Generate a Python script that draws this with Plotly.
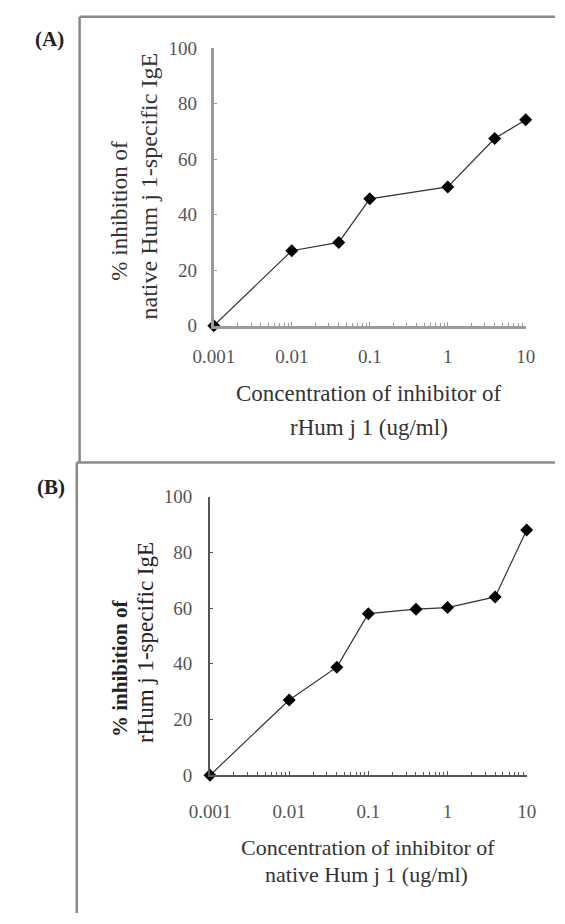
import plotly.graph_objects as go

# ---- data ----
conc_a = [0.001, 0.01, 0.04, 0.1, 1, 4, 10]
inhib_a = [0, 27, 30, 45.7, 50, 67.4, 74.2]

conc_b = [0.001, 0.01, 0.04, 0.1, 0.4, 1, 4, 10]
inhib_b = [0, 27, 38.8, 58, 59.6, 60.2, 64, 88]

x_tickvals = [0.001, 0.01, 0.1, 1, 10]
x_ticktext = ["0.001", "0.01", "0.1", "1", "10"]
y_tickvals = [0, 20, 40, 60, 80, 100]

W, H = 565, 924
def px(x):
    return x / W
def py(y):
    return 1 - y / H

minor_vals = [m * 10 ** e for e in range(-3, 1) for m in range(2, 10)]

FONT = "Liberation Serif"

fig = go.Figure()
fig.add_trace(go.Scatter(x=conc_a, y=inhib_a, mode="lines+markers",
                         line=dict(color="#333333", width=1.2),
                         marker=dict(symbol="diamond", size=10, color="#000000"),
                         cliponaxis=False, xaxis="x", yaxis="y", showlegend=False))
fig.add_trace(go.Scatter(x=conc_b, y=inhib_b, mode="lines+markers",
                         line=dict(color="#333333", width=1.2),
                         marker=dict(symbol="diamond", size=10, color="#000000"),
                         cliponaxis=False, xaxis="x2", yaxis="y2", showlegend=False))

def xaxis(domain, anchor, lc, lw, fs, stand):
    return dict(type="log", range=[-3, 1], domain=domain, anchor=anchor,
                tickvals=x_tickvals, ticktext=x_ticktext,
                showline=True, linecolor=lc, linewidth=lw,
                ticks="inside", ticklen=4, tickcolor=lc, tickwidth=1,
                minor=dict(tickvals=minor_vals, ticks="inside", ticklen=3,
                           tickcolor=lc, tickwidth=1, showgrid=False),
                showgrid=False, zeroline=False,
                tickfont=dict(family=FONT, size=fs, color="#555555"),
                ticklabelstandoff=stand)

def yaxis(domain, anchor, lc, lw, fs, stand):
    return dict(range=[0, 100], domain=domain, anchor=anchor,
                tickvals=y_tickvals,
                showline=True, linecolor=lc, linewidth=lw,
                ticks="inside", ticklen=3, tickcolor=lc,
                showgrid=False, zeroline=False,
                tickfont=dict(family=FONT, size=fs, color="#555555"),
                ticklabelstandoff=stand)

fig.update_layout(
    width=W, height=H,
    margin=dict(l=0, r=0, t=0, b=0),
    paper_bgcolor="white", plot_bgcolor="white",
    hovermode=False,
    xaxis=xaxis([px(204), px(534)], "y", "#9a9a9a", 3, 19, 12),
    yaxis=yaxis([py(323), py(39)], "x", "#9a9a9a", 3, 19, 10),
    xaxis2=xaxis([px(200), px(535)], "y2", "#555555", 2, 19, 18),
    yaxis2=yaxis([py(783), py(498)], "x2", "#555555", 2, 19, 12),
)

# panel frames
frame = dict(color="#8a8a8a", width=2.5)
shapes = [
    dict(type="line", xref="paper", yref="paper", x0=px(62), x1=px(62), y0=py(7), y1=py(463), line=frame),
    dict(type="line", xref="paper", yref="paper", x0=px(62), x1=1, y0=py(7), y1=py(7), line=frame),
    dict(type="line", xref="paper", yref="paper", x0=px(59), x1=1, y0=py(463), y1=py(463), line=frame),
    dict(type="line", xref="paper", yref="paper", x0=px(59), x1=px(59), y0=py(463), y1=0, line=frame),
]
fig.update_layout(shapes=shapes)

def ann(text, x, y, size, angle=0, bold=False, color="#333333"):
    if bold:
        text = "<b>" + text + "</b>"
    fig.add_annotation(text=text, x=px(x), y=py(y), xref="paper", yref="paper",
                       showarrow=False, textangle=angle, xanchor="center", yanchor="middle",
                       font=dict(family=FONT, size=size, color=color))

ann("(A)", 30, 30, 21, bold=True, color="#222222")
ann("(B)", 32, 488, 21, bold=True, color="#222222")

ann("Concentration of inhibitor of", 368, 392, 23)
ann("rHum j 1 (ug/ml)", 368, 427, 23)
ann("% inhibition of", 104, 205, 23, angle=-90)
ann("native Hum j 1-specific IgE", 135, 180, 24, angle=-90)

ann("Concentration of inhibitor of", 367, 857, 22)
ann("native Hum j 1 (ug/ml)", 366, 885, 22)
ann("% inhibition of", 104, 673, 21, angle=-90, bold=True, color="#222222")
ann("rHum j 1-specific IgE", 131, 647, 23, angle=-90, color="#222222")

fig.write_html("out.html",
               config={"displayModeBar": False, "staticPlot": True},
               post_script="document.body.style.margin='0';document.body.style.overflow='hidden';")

========================================================================

WRITTEN PROBLEM:
Everything from the first line of the listing above through the line that contains "inhib_a = [0, 27, 30, 45.7, 50, 67.4, 74.2]" is to be restated word for word, minus the pictures.

FINISHED ANSWER:
Generate a Python script that draws this with Plotly.
import plotly.graph_objects as go

# ---- data ----
conc_a = [0.001, 0.01, 0.04, 0.1, 1, 4, 10]
inhib_a = [0, 27, 30, 45.7, 50, 67.4, 74.2]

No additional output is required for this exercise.